↓

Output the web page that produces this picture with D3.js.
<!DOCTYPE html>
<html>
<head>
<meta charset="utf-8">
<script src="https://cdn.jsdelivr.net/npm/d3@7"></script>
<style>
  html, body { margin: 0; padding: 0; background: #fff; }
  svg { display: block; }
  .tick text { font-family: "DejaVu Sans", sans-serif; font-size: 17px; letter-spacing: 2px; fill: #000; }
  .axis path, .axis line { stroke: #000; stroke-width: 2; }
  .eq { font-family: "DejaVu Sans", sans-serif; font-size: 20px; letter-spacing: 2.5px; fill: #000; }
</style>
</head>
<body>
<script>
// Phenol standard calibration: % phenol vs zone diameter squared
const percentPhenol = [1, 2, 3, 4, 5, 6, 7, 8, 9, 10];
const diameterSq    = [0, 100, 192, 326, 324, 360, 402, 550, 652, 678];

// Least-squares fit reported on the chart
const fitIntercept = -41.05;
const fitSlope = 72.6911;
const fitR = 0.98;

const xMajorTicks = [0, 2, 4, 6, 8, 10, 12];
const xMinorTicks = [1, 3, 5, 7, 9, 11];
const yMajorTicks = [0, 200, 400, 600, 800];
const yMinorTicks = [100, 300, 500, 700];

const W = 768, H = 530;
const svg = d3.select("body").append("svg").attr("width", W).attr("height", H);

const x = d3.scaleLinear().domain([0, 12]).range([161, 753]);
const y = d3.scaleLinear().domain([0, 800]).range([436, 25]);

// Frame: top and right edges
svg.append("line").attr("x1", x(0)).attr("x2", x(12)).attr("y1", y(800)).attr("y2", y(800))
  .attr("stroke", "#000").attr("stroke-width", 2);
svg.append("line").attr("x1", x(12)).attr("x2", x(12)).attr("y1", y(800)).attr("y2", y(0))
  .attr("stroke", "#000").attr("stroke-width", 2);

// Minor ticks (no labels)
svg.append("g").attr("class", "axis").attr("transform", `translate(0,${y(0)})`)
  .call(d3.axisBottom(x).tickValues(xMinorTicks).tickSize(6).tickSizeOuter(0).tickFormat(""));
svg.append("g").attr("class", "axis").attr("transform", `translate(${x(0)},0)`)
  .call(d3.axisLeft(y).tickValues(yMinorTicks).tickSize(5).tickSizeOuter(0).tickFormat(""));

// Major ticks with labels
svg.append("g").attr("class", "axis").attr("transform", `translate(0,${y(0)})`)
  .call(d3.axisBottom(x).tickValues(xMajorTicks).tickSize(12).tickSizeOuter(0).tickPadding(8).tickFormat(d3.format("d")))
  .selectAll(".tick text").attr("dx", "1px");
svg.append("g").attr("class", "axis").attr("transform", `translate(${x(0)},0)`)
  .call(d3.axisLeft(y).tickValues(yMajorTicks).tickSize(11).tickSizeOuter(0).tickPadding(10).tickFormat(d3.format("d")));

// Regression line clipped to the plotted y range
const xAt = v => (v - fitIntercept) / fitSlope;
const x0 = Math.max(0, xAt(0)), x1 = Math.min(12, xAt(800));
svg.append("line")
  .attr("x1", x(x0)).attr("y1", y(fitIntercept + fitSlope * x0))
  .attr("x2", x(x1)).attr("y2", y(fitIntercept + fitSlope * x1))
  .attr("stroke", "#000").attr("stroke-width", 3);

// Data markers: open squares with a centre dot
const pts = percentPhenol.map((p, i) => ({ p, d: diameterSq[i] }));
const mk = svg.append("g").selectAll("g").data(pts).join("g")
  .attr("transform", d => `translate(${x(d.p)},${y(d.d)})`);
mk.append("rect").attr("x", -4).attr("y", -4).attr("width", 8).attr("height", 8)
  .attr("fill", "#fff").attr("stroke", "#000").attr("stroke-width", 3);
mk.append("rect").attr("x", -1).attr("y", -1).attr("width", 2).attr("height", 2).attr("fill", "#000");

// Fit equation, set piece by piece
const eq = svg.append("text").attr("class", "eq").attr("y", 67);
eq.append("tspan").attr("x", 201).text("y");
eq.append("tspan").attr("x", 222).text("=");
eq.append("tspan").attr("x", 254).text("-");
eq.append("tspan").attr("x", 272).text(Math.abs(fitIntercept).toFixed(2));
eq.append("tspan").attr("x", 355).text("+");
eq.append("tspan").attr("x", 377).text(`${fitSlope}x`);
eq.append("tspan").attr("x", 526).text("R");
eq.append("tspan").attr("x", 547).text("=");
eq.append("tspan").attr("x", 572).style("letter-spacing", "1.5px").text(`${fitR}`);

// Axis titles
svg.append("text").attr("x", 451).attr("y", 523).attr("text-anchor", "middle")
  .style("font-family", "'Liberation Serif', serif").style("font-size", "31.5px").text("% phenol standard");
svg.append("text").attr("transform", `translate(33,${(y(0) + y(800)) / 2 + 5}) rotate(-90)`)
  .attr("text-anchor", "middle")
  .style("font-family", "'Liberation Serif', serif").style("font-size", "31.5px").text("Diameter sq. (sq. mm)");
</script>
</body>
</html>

↑
↓

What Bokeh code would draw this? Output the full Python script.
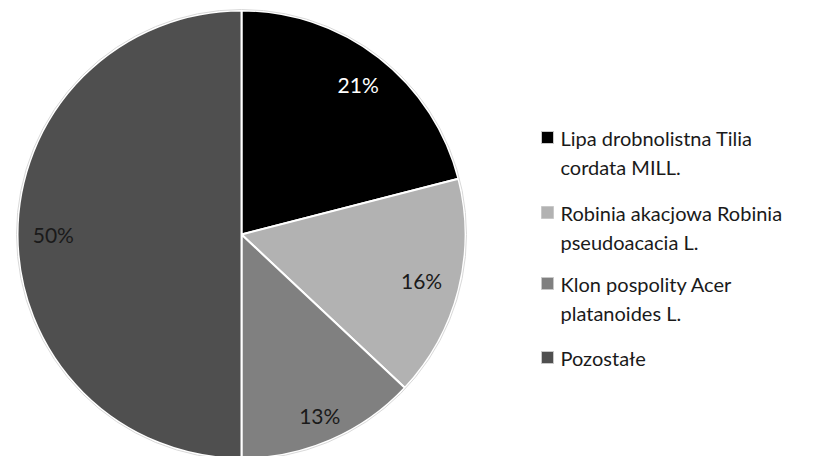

↑

Write out each line exactly as it appears, from the line with "Output the web" up to and including the line with "const y = d3.scaleLinear().domain([0, 800]).range([436, 25]);".

Output the web page that produces this picture with D3.js.
<!DOCTYPE html>
<html>
<head>
<meta charset="utf-8">
<script src="https://cdn.jsdelivr.net/npm/d3@7"></script>
<style>
  html, body { margin: 0; padding: 0; background: #fff; }
  svg { display: block; }
  .tick text { font-family: "DejaVu Sans", sans-serif; font-size: 17px; letter-spacing: 2px; fill: #000; }
  .axis path, .axis line { stroke: #000; stroke-width: 2; }
  .eq { font-family: "DejaVu Sans", sans-serif; font-size: 20px; letter-spacing: 2.5px; fill: #000; }
</style>
</head>
<body>
<script>
// Phenol standard calibration: % phenol vs zone diameter squared
const percentPhenol = [1, 2, 3, 4, 5, 6, 7, 8, 9, 10];
const diameterSq    = [0, 100, 192, 326, 324, 360, 402, 550, 652, 678];

// Least-squares fit reported on the chart
const fitIntercept = -41.05;
const fitSlope = 72.6911;
const fitR = 0.98;

const xMajorTicks = [0, 2, 4, 6, 8, 10, 12];
const xMinorTicks = [1, 3, 5, 7, 9, 11];
const yMajorTicks = [0, 200, 400, 600, 800];
const yMinorTicks = [100, 300, 500, 700];

const W = 768, H = 530;
const svg = d3.select("body").append("svg").attr("width", W).attr("height", H);

const x = d3.scaleLinear().domain([0, 12]).range([161, 753]);
const y = d3.scaleLinear().domain([0, 800]).range([436, 25]);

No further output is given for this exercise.